Assembly of high-nuclearity Sn26, Sn34-oxo clusters: solvent strategies and inorganic Sn incorporation

Abstract

A series of unprecedented high-nuclearity tin-oxo nanoclusters (up to Sn₃₄) with structural diversity have been obtained. The characteristics of the applied solvents had great influence on the assembly of these Sn–O clusters. Pure alcohol environments only gave rise to small clusters of Sn₆, whilst the introduction of water significantly increased the nuclearity to Sn₂₆, which greatly exceeds those of the known tin-oxo clusters (≤14); the use of aprotic CH₃CN finally produced the largest Sn₃₄ to date.
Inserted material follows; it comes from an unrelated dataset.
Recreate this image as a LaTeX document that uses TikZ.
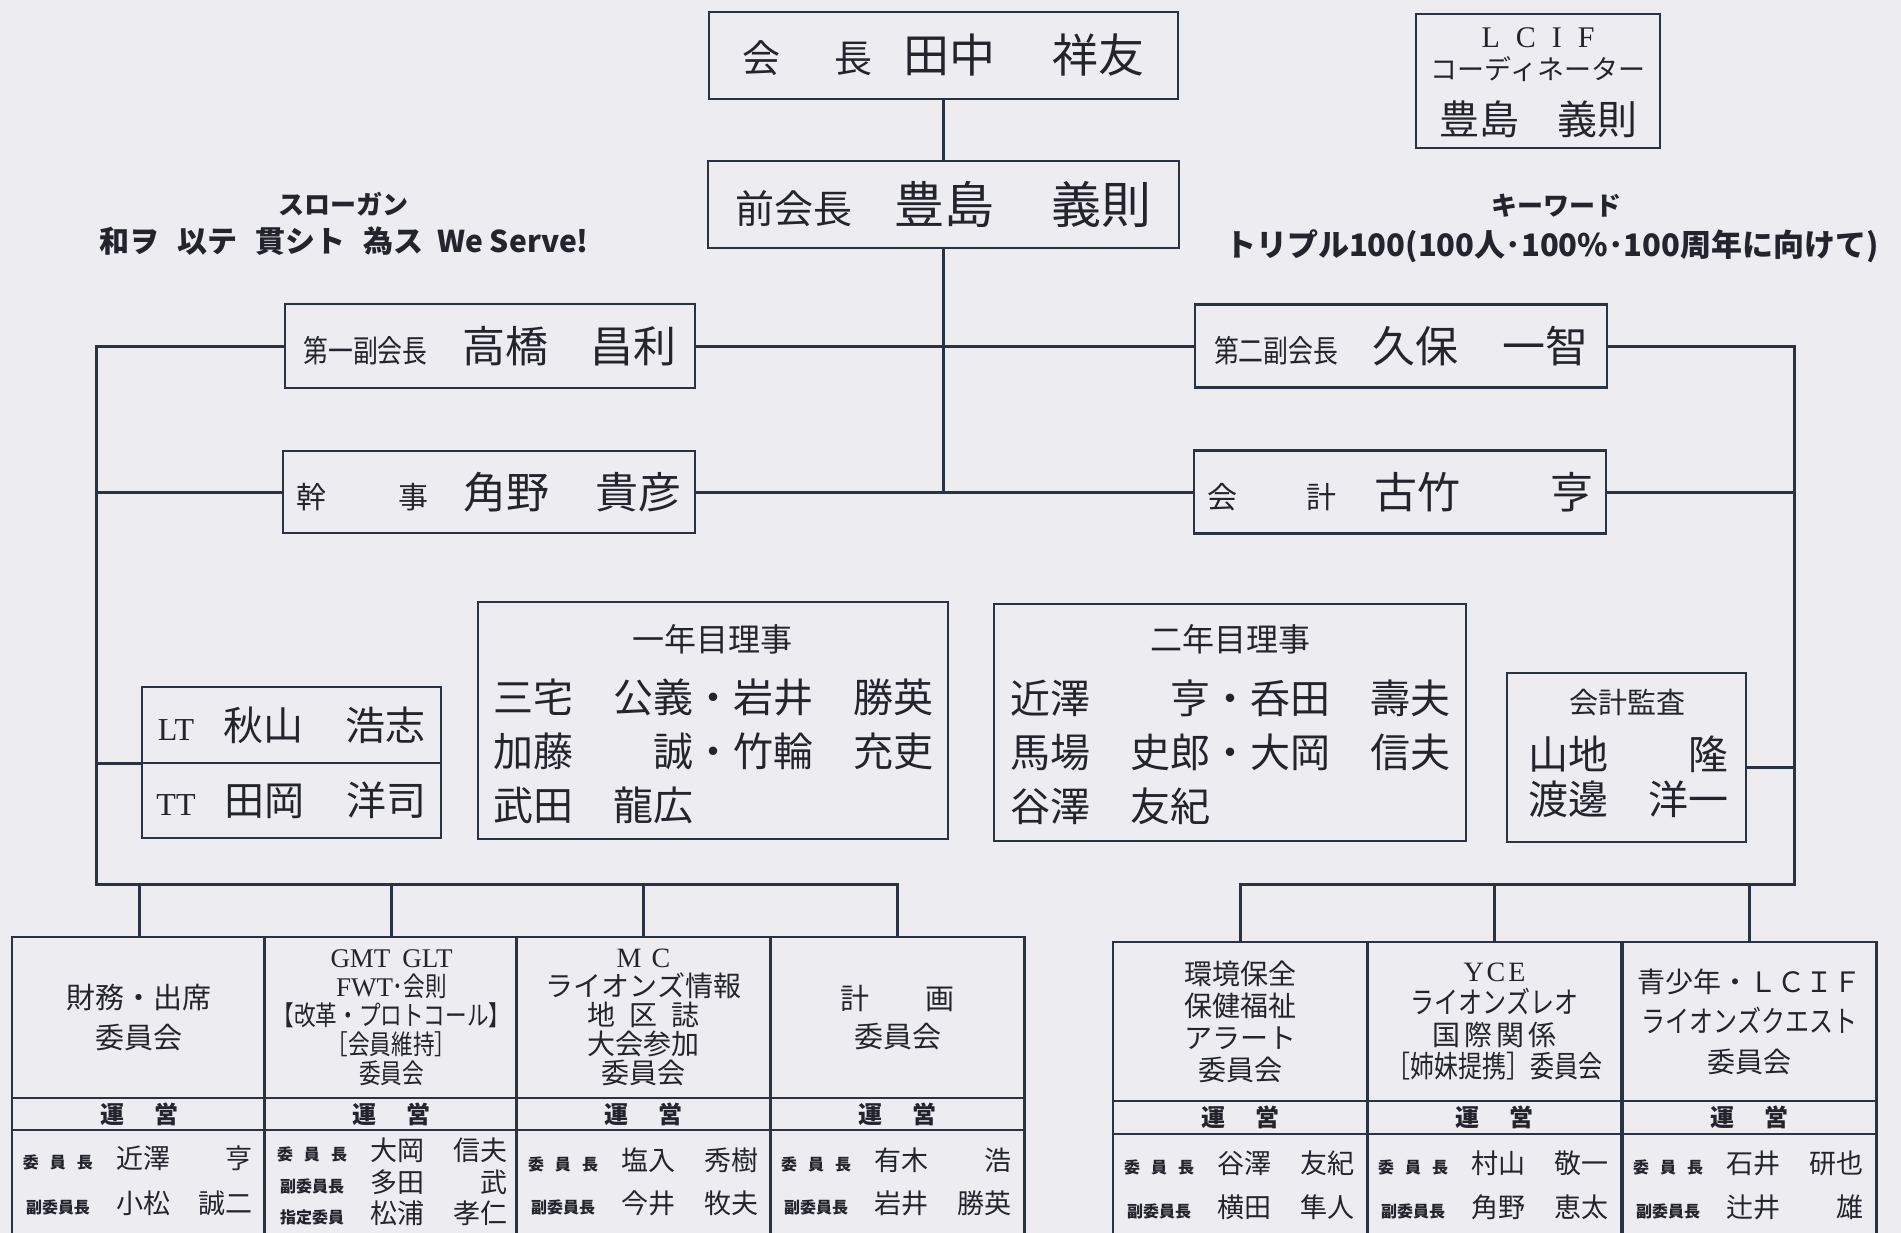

Apart from the nuclearity breakthrough, the obtained tin-oxo clusters also present new structural types that are not found in previous reports, including a layered nanorod-like structure of Sn₂₆ and the cage-dimer structure of Sn₃₄. The layered Sn₂₆ clusters represent good molecular models for SnO₂ materials. Moreover, an electrode derived from TOC-17 with a {Sn₂₆} core shows better electrocatalytic CO₂ reduction activity than that from TOC-18 with Sn₃₄. This work not only provides an efficient methodology for the rational assembly of high-nuclearity Sn–O clusters, but also extends their potential applications in energy conversion.